WHAT IS EXPECTED:
Pictures aside, quote the whole listing exactly.

[RAW DATA start]

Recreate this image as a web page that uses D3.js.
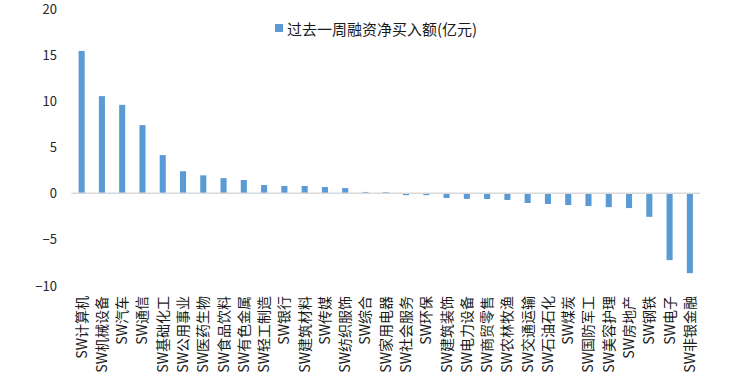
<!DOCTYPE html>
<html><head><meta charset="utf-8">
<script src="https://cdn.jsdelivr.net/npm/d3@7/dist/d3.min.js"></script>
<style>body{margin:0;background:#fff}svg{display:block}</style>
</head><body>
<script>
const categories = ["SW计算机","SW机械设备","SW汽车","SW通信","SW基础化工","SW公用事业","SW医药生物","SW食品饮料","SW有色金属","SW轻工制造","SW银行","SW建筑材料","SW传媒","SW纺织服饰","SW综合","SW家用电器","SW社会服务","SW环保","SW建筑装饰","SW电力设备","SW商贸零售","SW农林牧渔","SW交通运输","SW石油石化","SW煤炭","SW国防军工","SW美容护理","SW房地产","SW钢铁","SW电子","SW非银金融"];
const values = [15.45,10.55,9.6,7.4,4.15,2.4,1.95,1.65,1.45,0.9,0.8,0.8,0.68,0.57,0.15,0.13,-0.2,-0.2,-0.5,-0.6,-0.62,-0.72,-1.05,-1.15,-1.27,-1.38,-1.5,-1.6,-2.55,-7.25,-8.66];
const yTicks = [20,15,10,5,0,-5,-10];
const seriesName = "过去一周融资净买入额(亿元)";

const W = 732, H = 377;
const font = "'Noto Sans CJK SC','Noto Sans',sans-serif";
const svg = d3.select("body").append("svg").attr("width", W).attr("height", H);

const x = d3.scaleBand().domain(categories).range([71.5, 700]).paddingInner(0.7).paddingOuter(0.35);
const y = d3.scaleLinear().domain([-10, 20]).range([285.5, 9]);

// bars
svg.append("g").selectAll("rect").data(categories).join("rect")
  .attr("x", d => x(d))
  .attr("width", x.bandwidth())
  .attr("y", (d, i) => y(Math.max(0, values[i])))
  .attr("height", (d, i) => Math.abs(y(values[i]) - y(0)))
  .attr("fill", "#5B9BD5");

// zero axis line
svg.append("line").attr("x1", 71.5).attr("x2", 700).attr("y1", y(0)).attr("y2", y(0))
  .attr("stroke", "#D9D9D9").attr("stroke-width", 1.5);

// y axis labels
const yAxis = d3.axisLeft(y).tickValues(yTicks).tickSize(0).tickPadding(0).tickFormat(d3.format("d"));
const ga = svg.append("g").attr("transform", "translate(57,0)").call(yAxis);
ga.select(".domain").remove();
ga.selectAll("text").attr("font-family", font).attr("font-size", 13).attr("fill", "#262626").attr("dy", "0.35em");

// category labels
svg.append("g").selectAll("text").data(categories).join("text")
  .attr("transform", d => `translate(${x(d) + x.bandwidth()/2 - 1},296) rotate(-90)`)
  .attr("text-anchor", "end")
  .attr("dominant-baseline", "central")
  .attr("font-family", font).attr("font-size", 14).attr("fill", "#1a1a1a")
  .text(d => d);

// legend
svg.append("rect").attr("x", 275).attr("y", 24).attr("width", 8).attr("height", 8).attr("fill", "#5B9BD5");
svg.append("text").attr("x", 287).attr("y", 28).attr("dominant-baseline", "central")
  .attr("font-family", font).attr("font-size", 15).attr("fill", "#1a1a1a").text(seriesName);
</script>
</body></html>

[RAW DATA end]

RESULT:
Recreate this image as a web page that uses D3.js.
<!DOCTYPE html>
<html><head><meta charset="utf-8">
<script src="https://cdn.jsdelivr.net/npm/d3@7/dist/d3.min.js"></script>
<style>body{margin:0;background:#fff}svg{display:block}</style>
</head><body>
<script>
const categories = ["SW计算机","SW机械设备","SW汽车","SW通信","SW基础化工","SW公用事业","SW医药生物","SW食品饮料","SW有色金属","SW轻工制造","SW银行","SW建筑材料","SW传媒","SW纺织服饰","SW综合","SW家用电器","SW社会服务","SW环保","SW建筑装饰","SW电力设备","SW商贸零售","SW农林牧渔","SW交通运输","SW石油石化","SW煤炭","SW国防军工","SW美容护理","SW房地产","SW钢铁","SW电子","SW非银金融"];
const values = [15.45,10.55,9.6,7.4,4.15,2.4,1.95,1.65,1.45,0.9,0.8,0.8,0.68,0.57,0.15,0.13,-0.2,-0.2,-0.5,-0.6,-0.62,-0.72,-1.05,-1.15,-1.27,-1.38,-1.5,-1.6,-2.55,-7.25,-8.66];
const yTicks = [20,15,10,5,0,-5,-10];
const seriesName = "过去一周融资净买入额(亿元)";

const W = 732, H = 377;
const font = "'Noto Sans CJK SC','Noto Sans',sans-serif";
const svg = d3.select("body").append("svg").attr("width", W).attr("height", H);

const x = d3.scaleBand().domain(categories).range([71.5, 700]).paddingInner(0.7).paddingOuter(0.35);
const y = d3.scaleLinear().domain([-10, 20]).range([285.5, 9]);

// bars
svg.append("g").selectAll("rect").data(categories).join("rect")
  .attr("x", d => x(d))
  .attr("width", x.bandwidth())
  .attr("y", (d, i) => y(Math.max(0, values[i])))
  .attr("height", (d, i) => Math.abs(y(values[i]) - y(0)))
  .attr("fill", "#5B9BD5");

// zero axis line
svg.append("line").attr("x1", 71.5).attr("x2", 700).attr("y1", y(0)).attr("y2", y(0))
  .attr("stroke", "#D9D9D9").attr("stroke-width", 1.5);

// y axis labels
const yAxis = d3.axisLeft(y).tickValues(yTicks).tickSize(0).tickPadding(0).tickFormat(d3.format("d"));
const ga = svg.append("g").attr("transform", "translate(57,0)").call(yAxis);
ga.select(".domain").remove();
ga.selectAll("text").attr("font-family", font).attr("font-size", 13).attr("fill", "#262626").attr("dy", "0.35em");

// category labels
svg.append("g").selectAll("text").data(categories).join("text")
  .attr("transform", d => `translate(${x(d) + x.bandwidth()/2 - 1},296) rotate(-90)`)
  .attr("text-anchor", "end")
  .attr("dominant-baseline", "central")
  .attr("font-family", font).attr("font-size", 14).attr("fill", "#1a1a1a")
  .text(d => d);

// legend
svg.append("rect").attr("x", 275).attr("y", 24).attr("width", 8).attr("height", 8).attr("fill", "#5B9BD5");
svg.append("text").attr("x", 287).attr("y", 28).attr("dominant-baseline", "central")
  .attr("font-family", font).attr("font-size", 15).attr("fill", "#1a1a1a").text(seriesName);
</script>
</body></html>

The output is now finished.